Agreed.  I do not dispute any of that.  But the fact remains that his 
employer's agenda trumped his personal desire to contribute to the TAG: 
Marcos stopped contributing to the TAG because of his employer's decision.

> Put another way, if an employee came to you and said "I'm going to keep
> going to these meetings but can't really participate as an equal" what
> would you do?

I'm not blaming Marcos, nor am I blaming his management.  That wasn't my 
point.  I certainly would have done the same as Marcos, and I probably 
would have done the same as his manager if I were his manager.

>     No matter how well-meaning one is, it simply is not possible to
>     maintain neutrality (or the appearance thereof) when one's food and
>     mortgage are paid by one's employer.
> You appear deeply unfamiliar with both Mozilla and Google.
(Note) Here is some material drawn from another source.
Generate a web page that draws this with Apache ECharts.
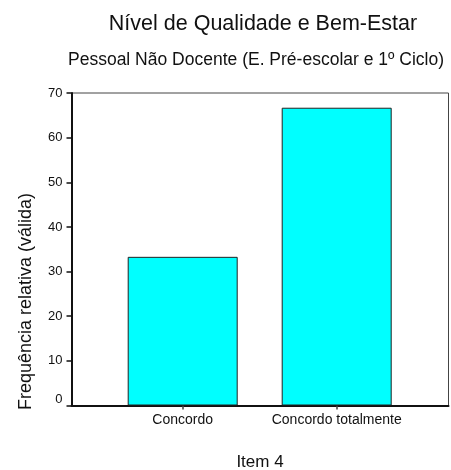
<!DOCTYPE html>
<html>
<head>
<meta charset="utf-8">
<script src="https://cdn.jsdelivr.net/npm/echarts@6/dist/echarts.min.js"></script>
<style>
html,body{margin:0;padding:0;background:#fff;}
#chart{width:451px;height:470px;}
</style>
</head>
<body>
<div id="chart"></div>
<script>
var titleText = 'Nível de Qualidade e Bem-Estar';
var subtitleText = 'Pessoal Não Docente (E. Pré-escolar e 1º Ciclo)';
var xAxisName = 'Item 4';
var yAxisName = 'Frequência relativa (válida)';
var categories = ['Concordo', 'Concordo totalmente'];
var values = [33.3, 66.7];
var yMin = 0, yMax = 70, yStep = 10;

var FONT = 'Liberation Sans, Arial, sans-serif';
var chart = echarts.init(document.getElementById('chart'), null, {renderer: 'canvas'});
var gTop = 93, gH = 312.5;
chart.setOption({
  animation: false,
  backgroundColor: '#ffffff',
  textStyle: {fontFamily: FONT},
  grid: [
    {left: 71.5, top: gTop, width: 377, height: gH, show: true, borderColor: '#444', borderWidth: 1, backgroundColor: 'transparent'},
    {left: 105.7, top: gTop, width: 308, height: gH}
  ],
  xAxis: [
    {gridIndex: 0, type: 'value', min: 0, max: 1, axisLine: {show: true, lineStyle: {color: '#111', width: 2}}, axisTick: {show: false}, axisLabel: {show: false}, splitLine: {show: false}},
    {gridIndex: 1, type: 'category', data: categories, axisLine: {show: false}, axisTick: {show: true, alignWithLabel: true, interval: 0, length: 4, lineStyle: {color: '#444', width: 1.5}}, axisLabel: {interval: 0, hideOverlap: false, fontFamily: FONT, fontSize: 14, color: '#111', margin: 8}}
  ],
  yAxis: [
    {gridIndex: 0, type: 'value', min: yMin, max: yMax, interval: yStep, axisLine: {show: true, lineStyle: {color: '#111', width: 2}}, axisTick: {show: true, length: 5, lineStyle: {color: '#111', width: 1.5}},
     axisLabel: {fontFamily: FONT, fontSize: 13, color: '#111', margin: 9,
       formatter: function (v) { return v === 0 ? '{z|0}' : String(v); },
       rich: {z: {fontFamily: FONT, fontSize: 13, color: '#111', padding: [0, 0, 12, 0]}}},
     splitLine: {show: false}},
    {gridIndex: 1, type: 'value', min: yMin, max: yMax, show: false}
  ],
  series: [{
    type: 'bar', xAxisIndex: 1, yAxisIndex: 1, data: values, barWidth: 110,
    itemStyle: {color: '#00ffff', borderColor: '#222', borderWidth: 1}
  }],
  graphic: [
    {type: 'text', x: 263, y: 24, style: {text: titleText, font: '21.5px ' + FONT, fill: '#111', textAlign: 'center', textVerticalAlign: 'middle'}},
    {type: 'text', x: 256, y: 60.5, style: {text: subtitleText, font: '17.5px ' + FONT, fill: '#111', textAlign: 'center', textVerticalAlign: 'middle'}},
    {type: 'text', x: 260, y: 462.5, style: {text: xAxisName, font: '17px ' + FONT, fill: '#111', textAlign: 'center', textVerticalAlign: 'middle'}},
    {type: 'text', x: 26, y: 301.5, rotation: Math.PI / 2, style: {text: yAxisName, font: '18px ' + FONT, fill: '#111', textAlign: 'center', textVerticalAlign: 'middle'}}
  ]
});
</script>
</body>
</html>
I specifically said that I was not singling out any specific company or 
individual.  We are discussing a proposed general rule change -- not a 
special exception for Mozilla and Google employees.

> More to the
> point, I'd go out on a limb and say that if you think the people you
> elected to be on the TAG are, in general, sock puppets, I recommend you
> work to strip the TAG of even its ceremonial authority.

I do not think that at all!  Quite the opposite!  My comments were about 
the dangers of making a *rule* change -- not about any company or 
individual.  I have personally seen the highest levels of integrity in 
many of the individuals I have come to know on the TAG and in other W3C 
circles.  And I think the TAG's rule *has* caused a visible loss to the 
W3C's work.  But I think the dangers of a rule change, which could cause 
a different, less visible harm (but not necessarily less damaging), 
still exist and must be considered.

> If, on the other hand, you look at our body of recent work, you'll see
> it's largely the TAG putting the breaks on (and constructive comments)
> towards MOZILLA AND GOOGLE sponsored work in various WGs.
> Categorical statements that can't be reckoned with reality deserve to be
> ignored categorically.

Reality is that: (a) no individual can be expected to be completely 
neutral when being paid substantial sums by his/her employer; (b) 
companies can and do manipulate the good intentions of their employees, 
whether or not such manipulation is consciously intended; and (c) even 
the *appearance* of domination by one company could be harmful to the 
W3C's work.  Regardless our good intentions, let's please not ignore 
that reality in our desire to address the loss of a good contributor.

FWIW, individuals I have known on the TAG -- and in other W3C roles -- 
have had some of the highest personal integrity that I've seen.  (And in 
my experience, those with such high integrity also freely admit that 
they *cannot* be entirely neutral in such situations.)  The W3C -- and 
the world -- have certainly benefited as a result.  But that does not 
eliminate the danger that I'm pointing out.

Again, I apologize if any of my comments sounded like any sort of 
personal slight.  They were *not* intended that way.  They were simply 
intended as a reminder of the inherent dangers that must be considered 
in contemplating such a rule change -- dangers that do not disappear 
even when the individuals involved have the highest dedication and 

>     Companies routinely manipulate the good intentions of their
>     employees to benefit the company's agenda.  (And I do not mean to be
>     singling out any particular company or individual here.)
>     Stacking a decision-making body with very likable, talented and
>     well-meaning individuals is the most effective way to do it.  The
>     fact that those individuals may honestly attempt to be neutral does
>     *not* mean that the net effect is neutral.  And again, I'm not
>     saying that any particular company is consciously trying to stack
>     the TAG.  But conscious or not, that can be the effect.
>     Personally, I think it would be okay to relax the TAG's rule
>     slightly to allow two individuals from the same organization to
>     serve temporarily and/or with the approval of the AB.   But beyond
>     that I think there would be too much danger of undue dominance by
>     one organization, regardless of how well meaning the individuals are.